By Craig Edmonds, Jim’s Bait & Tackle San Remo

THE weather is taking a bit of a turn for the worse now and up and down all over the place, making it difficult to get out in the boats for any length of time.
It has also been a challenging on the jetties with the wind blowing in your face most of the time and as for the surf, good casting technique is a must casting into the wind.
Having said all that people have still been getting out in the boats when the conditions allow and land-based there is always someone willing to put on an extra layer of clothing and brave the conditions.
Generally, we find the weather has more of an effect on the angler than the fish and we still get reports from those out fishing.
Whiting this week has still been patchy and a little difficult to get much in the way of good numbers but what was caught was good in quality still.
The best of the reports for reasonable numbers this week came from the Cowes side of the island and from around Tortoise Head on the western side.

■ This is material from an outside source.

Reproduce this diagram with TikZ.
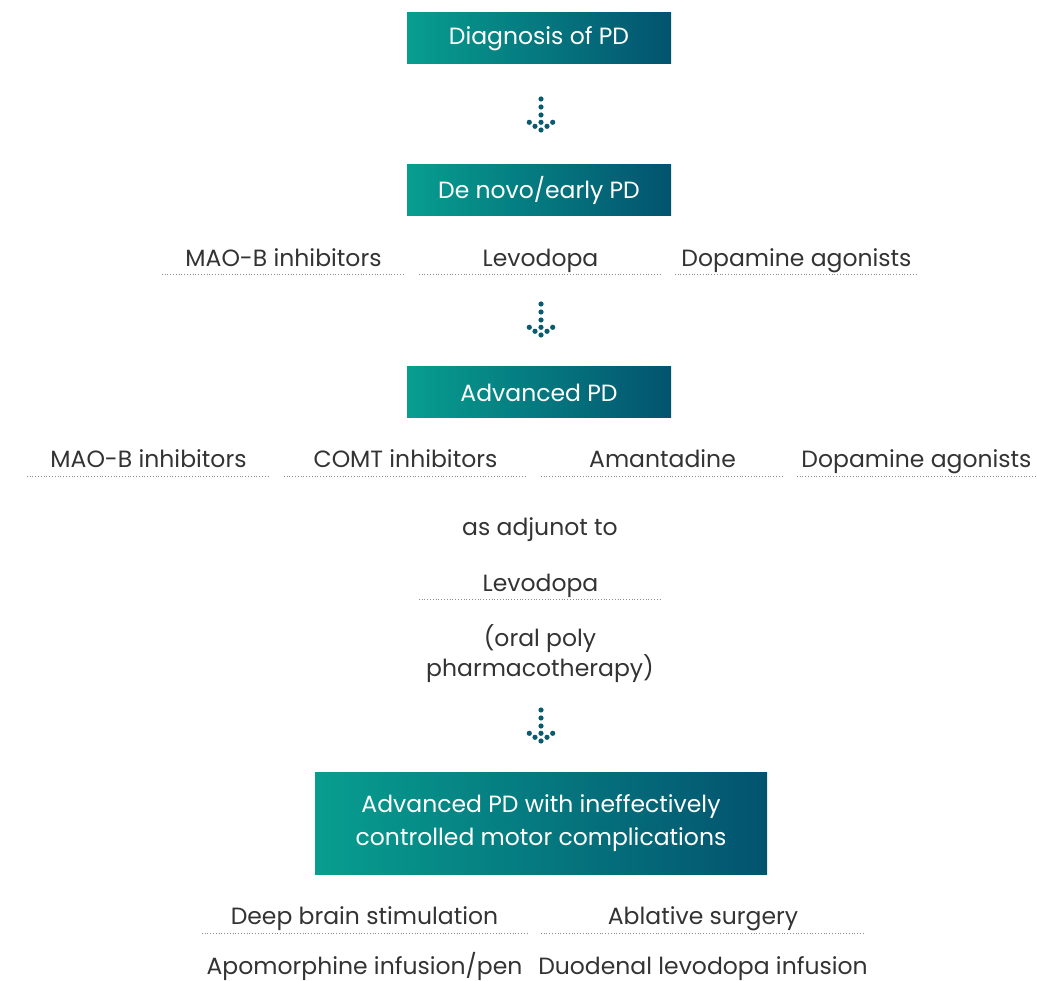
\documentclass[tikz,border=0pt]{standalone}
\usepackage{fontspec}
\setmainfont{Poppins}
\usetikzlibrary{positioning,calc}
\definecolor{tealL}{HTML}{079E8F}
\definecolor{tealR}{HTML}{03536F}
\definecolor{dotc}{HTML}{0B5B70}
\definecolor{txt}{HTML}{333333}
\definecolor{ulc}{HTML}{8C8C8C}

\begin{document}
\begin{tikzpicture}[x=1pt,y=-1pt,
  stagebox/.style={left color=tealL, right color=tealR, text=white, font=\fontsize{23.5}{33}\selectfont, align=center, inner sep=0pt},
  drug/.style={text=txt, font=\fontsize{23.5}{26}\selectfont, inner sep=0pt, minimum width=243pt, text height=18pt, text depth=8pt, anchor=base},
  plain/.style={text=txt, font=\fontsize{23.5}{30}\selectfont, inner sep=0pt, align=center},
  uline/.style={ulc, dotted, line width=0.8pt},
  dot/.style={dotc}]
\useasboundingbox (0,0) rectangle (1037,981);

\node[stagebox, minimum width=264pt, minimum height=51pt] (diag) at (539,38.5) {Diagnosis of PD};
\node[stagebox, minimum width=264pt, minimum height=51pt] (early) at (539,190.5) {De novo/early PD};
\node[stagebox, minimum width=264pt, minimum height=51pt] (adv) at (539,392.5) {Advanced PD};
\node[stagebox, minimum width=452pt, minimum height=102pt] (advmc) at (541,823.5) {Advanced PD with ineffectively\\controlled motor complications};

\coordinate (arrA) at (541,99);
\coordinate (arrB) at (541,304);
\coordinate (arrC) at (541,710);
\foreach \a in {arrA,arrB,arrC} {
  \foreach \dy in {0,8,16,23.3,31}
    \fill[dot] ($(\a)+(0,\dy)$) circle (2.6);
  \fill[dot] ($(\a)+(-11.7,23.3)$) circle (2.6);
  \fill[dot] ($(\a)+(11.7,23.3)$) circle (2.6);
  \fill[dot] ($(\a)+(-6,27.3)$) circle (2.6);
  \fill[dot] ($(\a)+(6,27.3)$) circle (2.6);
}

\node[drug] (mao1) at (283.5,266.5) {MAO-B inhibitors};
\node[drug] (levo1) at (540.5,266.5) {Levodopa};
\node[drug] (dopa1) at (796.5,266.5) {Dopamine agonists};

\node[drug] (mao2) at (148.5,468) {MAO-B inhibitors};
\node[drug] (comt) at (405.5,468) {COMT inhibitors};
\node[drug] (aman) at (662.5,468) {Amantadine};
\node[drug, minimum width=239pt] (dopa2) at (916.5,468) {Dopamine agonists};

\node[plain, anchor=base] (adj) at (540,536) {as adjunot to};
\node[drug] (levo2) at (540.5,591) {Levodopa};
\node[plain, anchor=north] (oral) at (540,624) {(oral poly\\pharmacotherapy)};

\node[drug, minimum width=325pt, text depth=8.5pt] (dbs) at (364.5,924.5) {Deep brain stimulation};
\node[drug, minimum width=324pt, text depth=8.5pt] (abl) at (703,924.5) {Ablative surgery};
\node[plain, anchor=base] (apo) at (364.5,974) {Apomorphine infusion/pen};
\node[plain, anchor=base] (duo) at (703,974) {Duodenal levodopa infusion};

\foreach \n in {mao1,levo1,dopa1,mao2,comt,aman,dopa2,levo2,dbs,abl}
  \draw[uline] (\n.south west) -- (\n.south east);
\end{tikzpicture}
\end{document}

Timing was everything and almost everyone that reported fish from over that side told us they came on the bite about 15 minutes before the tide change and half an hour later it was all over.
Over the San Remo side, it was slightly different with the most success coming from very early morning before the sun was up and once the sun got over the horizon it was all over.
The whiting were good size and if you were set up it was possible to get some very good numbers.
The best spot was below the bridge in Cleeland Bight with a couple of different spots working for different people.
Some managed to catch them around Grollos while others managed good fish from closer to the old quarry.
The opportunities to fish on the Footes side were limited and I only had a couple of reports of a handful of whiting from there.
There was the odd report from around the rest of the bay and despite numbers being far less during the day time the size is still very good. We have seen some just size fish over the last couple of weeks but nothing like the pencil ones that were around five or six years ago. Although we did see some very good reports, everybody said that it was hard going and has changed considerably compared to before Christmas. This week pilchards, squid or pipis, whichever is your favourite – it didn’t seem to matter too much.
Snapper have all but finished and only the odd resident one is being reported but there are still plenty of pinkies and when you can get past the undersized ones you will find some quality around 40cm.
The undersized ones are difficult to get past and it doesn’t seem to matter what size hook or bait you use they still seem to get hooked up.
From the reports the better size ones are just mixed in with the smaller ones.
The better areas for the week were in Cleeland Bight early morning and caught by those chasing whiting.
The same has been for Dickies Bay/Bass River area with the pinkies being caught by those chasing whiting. We didn’t have very many reported from the corals but several from Cowes and Ventnor, mostly from kayak customers.
Despite very few people fishing, we had pinkies reported from the land this week and while not dozens of them, any caught from the land are most welcome by those often sitting for a long time for nothing – Newhaven jetty, Cowes jetty and even Corinella jetty with one reported from Cleeland Bight and a couple off the rocks at Sunderland Bay.
There were also calamari at Corinella jetty this week which seems to happen at odd times during the year.
The other spot we had reports from this week that isn’t one of the more popular spots is from the Rhyll jetty where they seemed to come in to the jetty on the last of the tide.
San Remo jetty has been a struggle for a couple of weeks now and there have been very few days that more than a handful were caught.
There doesn’t seem to be any reason for it and it is becoming very frustrating for those who fish there often.
I think every possible colour and type of jig is being tried and hopefully it is just a hiccup and things will get back to normal soon. There are plenty of calamari being reported in and around the bay form the boats suggesting there isn’t a problem with numbers, although a bit more work is needed to get a reasonable bag of them.
Our boating customers are reporting that they are very timid and flighty at the moment which might have more to do with the amount of couta, pike and other fish that don’t mind a feed of calamari.
We received more reports from offshore of calamari being caught in as deep as 40m of water again.
Offshore, when the weather allowed, continued to produce quality fish for the table with extra for the freezer and plenty for the bait freezer as well. There is no shortage of couta still and the mackerel are the pencil size to those you need a small metal lure for. Schools of salmon with plenty of bigger arches sounded up under them.
Flathead have been the best for a number of years but difficult because the best of them are traveling under the schools of couta.
Flathead were reported from 30m of water to those really keen, bottom bouncing in 70m of water.
We had a couple of good reports of Pinkies and some that you would call snapper mostly west of the cape.
Gummies were caught but not that many this week and smaller at around 8kg the best.
The Mako reports continued and still in the same area 40m to 50m of water.
The best spots for all the fishing offshore at the moment is from the western entrance to Cape Paterson and everywhere in between. There are still some people missing out and a lot of the time it is the way they are fishing more so than no fish.
Unless you are on a drift for a shark the best thing you can do is spend small amounts of time in one area and move around till you find them. When you find a good school of flathead, two people can put a lot of fish in the esky in a very short time.